** Start **

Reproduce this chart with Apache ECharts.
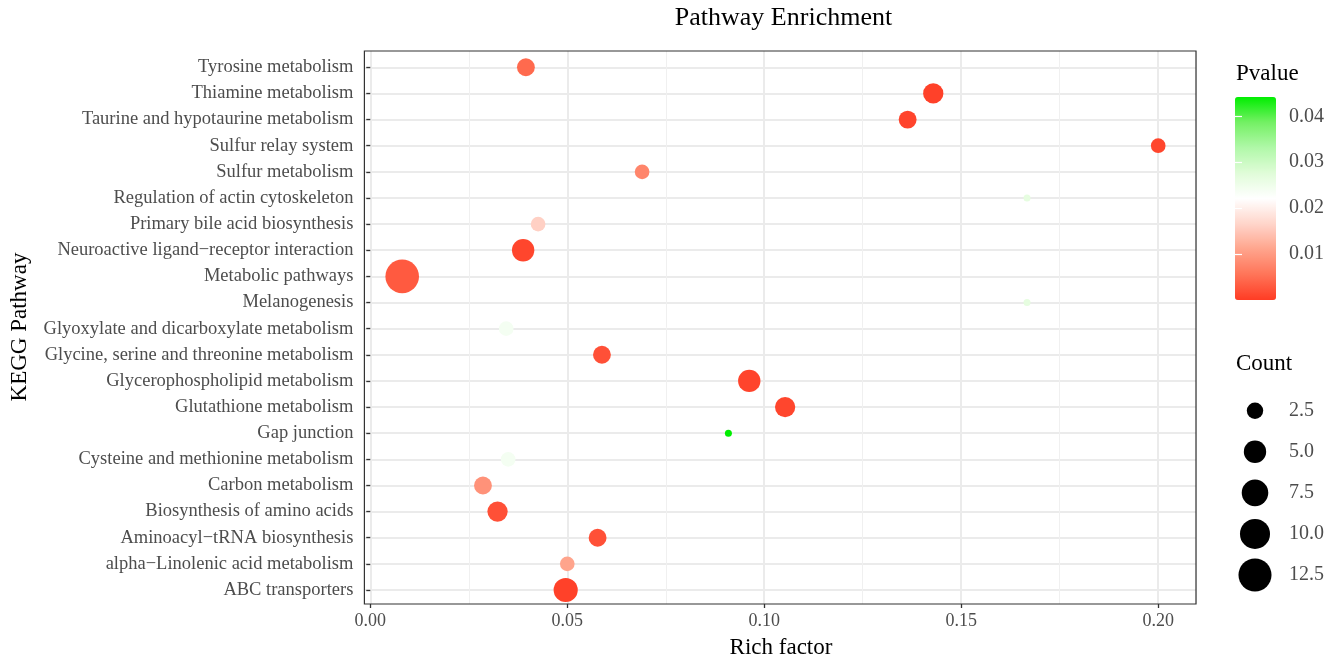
<!DOCTYPE html>
<html>
<head>
<meta charset="utf-8">
<script src="https://cdn.jsdelivr.net/npm/echarts@6/dist/echarts.min.js"></script>
<style>
html,body{margin:0;padding:0;background:#fff;}
#chart{width:1343px;height:663px;}
</style>
</head>
<body>
<div id="chart"></div>
<script>
// ---- data (bottom to top, as in the reference) ----
const pathways = [
  "ABC transporters",
  "alpha\u2212Linolenic acid metabolism",
  "Aminoacyl\u2212tRNA biosynthesis",
  "Biosynthesis of amino acids",
  "Carbon metabolism",
  "Cysteine and methionine metabolism",
  "Gap junction",
  "Glutathione metabolism",
  "Glycerophospholipid metabolism",
  "Glycine, serine and threonine metabolism",
  "Glyoxylate and dicarboxylate metabolism",
  "Melanogenesis",
  "Metabolic pathways",
  "Neuroactive ligand\u2212receptor interaction",
  "Primary bile acid biosynthesis",
  "Regulation of actin cytoskeleton",
  "Sulfur metabolism",
  "Sulfur relay system",
  "Taurine and hypotaurine metabolism",
  "Thiamine metabolism",
  "Tyrosine metabolism"
];
const richFactor = [0.0496, 0.0500, 0.0577, 0.0323, 0.0286, 0.0350, 0.0909, 0.1053, 0.0962, 0.0588, 0.0345,
                    0.1667, 0.0081, 0.0388, 0.0426, 0.1667, 0.0690, 0.2000, 0.1364, 0.1429, 0.0395];
const geneCount  = [6, 2, 3, 4, 3, 2, 1, 4, 5, 3, 2, 1, 13, 5, 2, 1, 2, 2, 3, 4, 3];
const pValue     = [0.0005, 0.0110, 0.0020, 0.0020, 0.0090, 0.0240, 0.0442, 0.0010, 0.0008, 0.0020, 0.0240,
                    0.0265, 0.0030, 0.0010, 0.0160, 0.0265, 0.0075, 0.0010, 0.0008, 0.0005, 0.0045];

const xTicks = [0, 0.05, 0.10, 0.15, 0.20];
const pTicks = [0.01, 0.02, 0.03, 0.04];
const countBreaks = [2.5, 5, 7.5, 10, 12.5];
const countLabels = ["2.5", "5.0", "7.5", "10.0", "12.5"];

// ---- scales ----
const rMin = Math.min(...richFactor), rMax = Math.max(...richFactor);
const xMin = rMin - 0.05 * (rMax - rMin);
const xMax = rMax + 0.05 * (rMax - rMin);
const cMin = Math.min(...geneCount), cMax = Math.max(...geneCount);
const sizeRange = [7, 33.6];
function sizeOf(c) {
  const t = Math.max(0, (c - cMin) / (cMax - cMin));
  return sizeRange[0] + (sizeRange[1] - sizeRange[0]) * Math.sqrt(t);
}
const pMin = 0, pMax = Math.max(...pValue);

const FONT = "Liberation Serif";
const GRID_L = 364.4, GRID_R = 147;
const grayTxt = "#4d4d4d";

const chart = echarts.init(document.getElementById("chart"), null, {renderer: "canvas"});

const option = {
  animation: false,
  backgroundColor: "#fff",
  textStyle: {fontFamily: FONT},
  grid: [
    {left: GRID_L, right: GRID_R, top: 51, bottom: 59, show: false, containLabel: false},
    {left: GRID_L, right: GRID_R, top: 67.3, bottom: 73, show: false, containLabel: false},
    {left: 1235, width: 41, top: 97, height: 203, show: false, containLabel: false},
    {left: 1240, width: 30, top: 410.7, height: 164.3, show: false, containLabel: false},
    {left: GRID_L, right: GRID_R, top: 51, bottom: 59, show: true, z: 20,
     backgroundColor: "transparent", borderColor: "#333", borderWidth: 1.2, containLabel: false}
  ],
  xAxis: [
    { // major
      gridIndex: 0, type: "value", min: xMin, max: xMax, splitNumber: 4,
      axisLine: {show: false},
      axisTick: {show: true, length: 4, lineStyle: {color: "#333", width: 1.3}, customValues: xTicks},
      axisLabel: {show: true, color: grayTxt, fontSize: 18, fontFamily: FONT, margin: 8,
                  customValues: xTicks, formatter: v => v.toFixed(2)},
      splitLine: {show: true, lineStyle: {color: "#ebebeb", width: 2}}
    },
    { // minor grid lines (shifted by half a break)
      gridIndex: 0, type: "value", min: xMin - 0.025, max: xMax - 0.025, splitNumber: 4,
      axisLine: {show: false}, axisTick: {show: false}, axisLabel: {show: false},
      splitLine: {show: true, lineStyle: {color: "#f0f0f0", width: 1}}
    },
    { // data
      gridIndex: 1, type: "value", min: xMin, max: xMax, show: false
    },
    {gridIndex: 2, type: "value", show: false, min: 0, max: 1},
    {gridIndex: 3, type: "value", show: false, min: -1, max: 1},
    {gridIndex: 4, type: "value", show: false, min: 0, max: 1}
  ],
  yAxis: [
    {gridIndex: 0, type: "value", show: false, min: 0, max: 1},
    {
      gridIndex: 1, type: "category", data: pathways, boundaryGap: false,
      axisLine: {show: false},
      axisTick: {show: true, length: 4, lineStyle: {color: "#333", width: 1.3}},
      axisLabel: {color: grayTxt, fontSize: 18.5, fontFamily: FONT, margin: 11},
      splitLine: {show: true, lineStyle: {color: "#ebebeb", width: 2}}
    },
    { // colour bar labels (right)
      gridIndex: 2, type: "value", position: "right", min: pMin, max: pMax, z: 10,
      axisLine: {show: false},
      axisTick: {show: true, inside: true, length: 7, lineStyle: {color: "#fff", width: 1.2}, customValues: pTicks},
      axisLabel: {color: grayTxt, fontSize: 20, fontFamily: FONT, margin: 13, customValues: pTicks,
                  formatter: v => v.toFixed(2)},
      splitLine: {show: false}
    },
    { // colour bar ticks (left)
      gridIndex: 2, type: "value", position: "left", min: pMin, max: pMax, z: 10,
      axisLine: {show: false},
      axisTick: {show: true, inside: true, length: 7, lineStyle: {color: "#fff", width: 1.2}, customValues: pTicks},
      axisLabel: {show: false},
      splitLine: {show: false}
    },
    { // count legend
      gridIndex: 3, type: "category", data: countLabels, inverse: true, boundaryGap: false, position: "right",
      axisLine: {show: false}, axisTick: {show: false},
      axisLabel: {color: grayTxt, fontSize: 20, fontFamily: FONT, margin: 19},
      splitLine: {show: false}
    },
    {gridIndex: 4, type: "value", show: false, min: 0, max: 1}
  ],
  visualMap: [{
    type: "continuous", seriesIndex: 0, dimension: 3,
    min: pMin, max: pMax, calculable: false, hoverLink: false,
    left: 1235, top: 97, itemWidth: 41, itemHeight: 203, padding: 0,
    text: null, showLabel: false,
    inRange: {color: ["#ff3c24", "#ff7458", "#ffa48c", "#ffd5ca", "#ffffff",
                      "#e0fcd8", "#b0f8a8", "#74f064", "#00ee00"]}
  }],
  series: [
    {
      type: "scatter", xAxisIndex: 2, yAxisIndex: 1, clip: false,
      data: pathways.map((p, i) => [richFactor[i], p, geneCount[i], pValue[i]]),
      symbolSize: v => sizeOf(v[2]),
      itemStyle: {opacity: 1, borderWidth: 0}
    },
    {
      type: "scatter", xAxisIndex: 4, yAxisIndex: 4, clip: false,
      data: countBreaks.map((c, i) => [0, countLabels[i], c]),
      symbolSize: v => sizeOf(v[2]),
      itemStyle: {color: "#000", opacity: 1}
    }
  ],
  graphic: [
    {type: "text", x: 783.5, y: 18, style: {text: "Pathway Enrichment", font: "26px " + FONT,
      fill: "#000", align: "center", verticalAlign: "middle"}},
    {type: "text", x: 781, y: 648, style: {text: "Rich factor", font: "23px " + FONT,
      fill: "#000", align: "center", verticalAlign: "middle"}},
    {type: "text", x: 20, y: 327, rotation: Math.PI / 2, style: {text: "KEGG Pathway", font: "23px " + FONT,
      fill: "#000", align: "center", verticalAlign: "middle"}},
    {type: "text", x: 1236, y: 74, style: {text: "Pvalue", font: "23px " + FONT,
      fill: "#000", align: "left", verticalAlign: "middle"}},
    {type: "text", x: 1236, y: 364, style: {text: "Count", font: "23px " + FONT,
      fill: "#000", align: "left", verticalAlign: "middle"}}
  ]
};
chart.setOption(option);
</script>
</body>
</html>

** End **

WORK REQUIRED: Set down again, exactly, the lines of the material above from its first line to the one with "0.0008, 0.0005, 0.0045];", inclusive. Leave the pictures out.

EXERCISE ANSWER:
Reproduce this chart with Apache ECharts.
<!DOCTYPE html>
<html>
<head>
<meta charset="utf-8">
<script src="https://cdn.jsdelivr.net/npm/echarts@6/dist/echarts.min.js"></script>
<style>
html,body{margin:0;padding:0;background:#fff;}
#chart{width:1343px;height:663px;}
</style>
</head>
<body>
<div id="chart"></div>
<script>
// ---- data (bottom to top, as in the reference) ----
const pathways = [
  "ABC transporters",
  "alpha\u2212Linolenic acid metabolism",
  "Aminoacyl\u2212tRNA biosynthesis",
  "Biosynthesis of amino acids",
  "Carbon metabolism",
  "Cysteine and methionine metabolism",
  "Gap junction",
  "Glutathione metabolism",
  "Glycerophospholipid metabolism",
  "Glycine, serine and threonine metabolism",
  "Glyoxylate and dicarboxylate metabolism",
  "Melanogenesis",
  "Metabolic pathways",
  "Neuroactive ligand\u2212receptor interaction",
  "Primary bile acid biosynthesis",
  "Regulation of actin cytoskeleton",
  "Sulfur metabolism",
  "Sulfur relay system",
  "Taurine and hypotaurine metabolism",
  "Thiamine metabolism",
  "Tyrosine metabolism"
];
const richFactor = [0.0496, 0.0500, 0.0577, 0.0323, 0.0286, 0.0350, 0.0909, 0.1053, 0.0962, 0.0588, 0.0345,
                    0.1667, 0.0081, 0.0388, 0.0426, 0.1667, 0.0690, 0.2000, 0.1364, 0.1429, 0.0395];
const geneCount  = [6, 2, 3, 4, 3, 2, 1, 4, 5, 3, 2, 1, 13, 5, 2, 1, 2, 2, 3, 4, 3];
const pValue     = [0.0005, 0.0110, 0.0020, 0.0020, 0.0090, 0.0240, 0.0442, 0.0010, 0.0008, 0.0020, 0.0240,
                    0.0265, 0.0030, 0.0010, 0.0160, 0.0265, 0.0075, 0.0010, 0.0008, 0.0005, 0.0045];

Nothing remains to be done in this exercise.